EXERCISE REQUIREMENTS |
Copy the records that follow exactly as written, but not their pictures.

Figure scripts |
▽

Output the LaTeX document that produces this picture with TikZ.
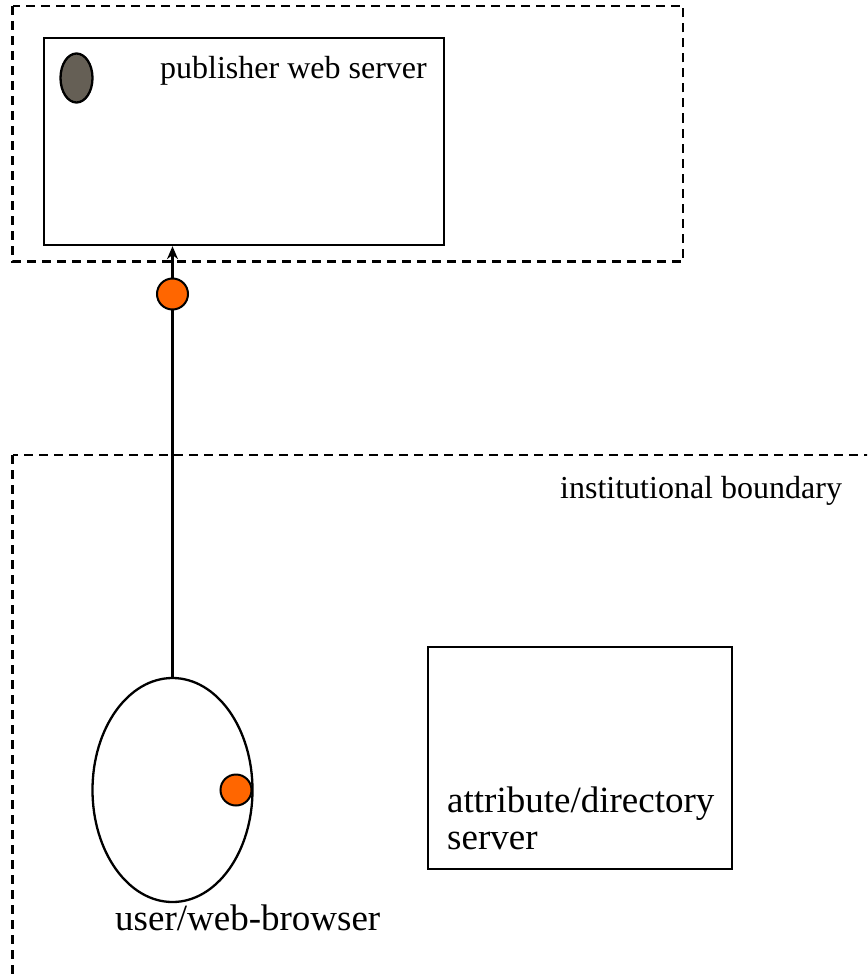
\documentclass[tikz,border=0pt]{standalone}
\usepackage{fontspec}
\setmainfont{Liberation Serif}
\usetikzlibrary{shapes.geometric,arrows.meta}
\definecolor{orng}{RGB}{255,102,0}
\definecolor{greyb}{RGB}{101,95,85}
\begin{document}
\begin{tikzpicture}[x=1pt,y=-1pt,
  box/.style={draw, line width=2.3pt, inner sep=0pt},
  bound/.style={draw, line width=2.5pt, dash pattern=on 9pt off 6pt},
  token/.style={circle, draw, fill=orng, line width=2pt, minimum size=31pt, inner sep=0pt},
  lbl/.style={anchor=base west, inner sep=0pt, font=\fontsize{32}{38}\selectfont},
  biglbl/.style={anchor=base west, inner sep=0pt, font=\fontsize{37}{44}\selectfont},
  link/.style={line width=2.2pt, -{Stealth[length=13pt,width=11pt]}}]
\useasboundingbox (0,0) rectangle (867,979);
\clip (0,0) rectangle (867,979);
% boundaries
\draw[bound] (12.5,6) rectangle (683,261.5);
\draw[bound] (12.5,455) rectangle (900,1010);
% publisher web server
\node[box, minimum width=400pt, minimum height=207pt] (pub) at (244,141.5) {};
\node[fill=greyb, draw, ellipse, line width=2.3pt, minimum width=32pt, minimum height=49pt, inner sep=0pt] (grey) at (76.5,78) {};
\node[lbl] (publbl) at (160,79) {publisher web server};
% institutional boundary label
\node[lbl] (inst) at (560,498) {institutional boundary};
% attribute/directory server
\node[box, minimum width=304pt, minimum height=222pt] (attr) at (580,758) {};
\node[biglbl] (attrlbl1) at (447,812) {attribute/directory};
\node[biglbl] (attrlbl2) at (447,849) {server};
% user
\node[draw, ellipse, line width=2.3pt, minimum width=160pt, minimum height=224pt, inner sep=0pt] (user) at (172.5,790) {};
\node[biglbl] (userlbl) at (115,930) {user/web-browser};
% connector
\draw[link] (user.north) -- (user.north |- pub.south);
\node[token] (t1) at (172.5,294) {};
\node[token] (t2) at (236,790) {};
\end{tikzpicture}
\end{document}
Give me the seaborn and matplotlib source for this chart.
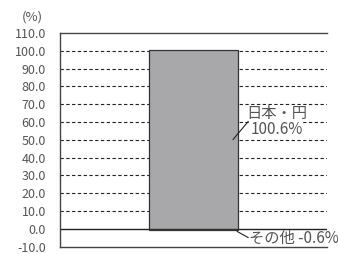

△

RESULT OF THE TASK |
Output the LaTeX document that produces this picture with TikZ.
\documentclass[tikz,border=0pt]{standalone}
\usepackage{fontspec}
\setmainfont{Liberation Serif}
\usetikzlibrary{shapes.geometric,arrows.meta}
\definecolor{orng}{RGB}{255,102,0}
\definecolor{greyb}{RGB}{101,95,85}
\begin{document}
\begin{tikzpicture}[x=1pt,y=-1pt,
  box/.style={draw, line width=2.3pt, inner sep=0pt},
  bound/.style={draw, line width=2.5pt, dash pattern=on 9pt off 6pt},
  token/.style={circle, draw, fill=orng, line width=2pt, minimum size=31pt, inner sep=0pt},
  lbl/.style={anchor=base west, inner sep=0pt, font=\fontsize{32}{38}\selectfont},
  biglbl/.style={anchor=base west, inner sep=0pt, font=\fontsize{37}{44}\selectfont},
  link/.style={line width=2.2pt, -{Stealth[length=13pt,width=11pt]}}]
\useasboundingbox (0,0) rectangle (867,979);
\clip (0,0) rectangle (867,979);
% boundaries
\draw[bound] (12.5,6) rectangle (683,261.5);
\draw[bound] (12.5,455) rectangle (900,1010);
% publisher web server
\node[box, minimum width=400pt, minimum height=207pt] (pub) at (244,141.5) {};
\node[fill=greyb, draw, ellipse, line width=2.3pt, minimum width=32pt, minimum height=49pt, inner sep=0pt] (grey) at (76.5,78) {};
\node[lbl] (publbl) at (160,79) {publisher web server};
% institutional boundary label
\node[lbl] (inst) at (560,498) {institutional boundary};
% attribute/directory server
\node[box, minimum width=304pt, minimum height=222pt] (attr) at (580,758) {};
\node[biglbl] (attrlbl1) at (447,812) {attribute/directory};
\node[biglbl] (attrlbl2) at (447,849) {server};
% user
\node[draw, ellipse, line width=2.3pt, minimum width=160pt, minimum height=224pt, inner sep=0pt] (user) at (172.5,790) {};
\node[biglbl] (userlbl) at (115,930) {user/web-browser};
% connector
\draw[link] (user.north) -- (user.north |- pub.south);
\node[token] (t1) at (172.5,294) {};
\node[token] (t2) at (236,790) {};
\end{tikzpicture}
\end{document}
Give me the seaborn and matplotlib source for this chart.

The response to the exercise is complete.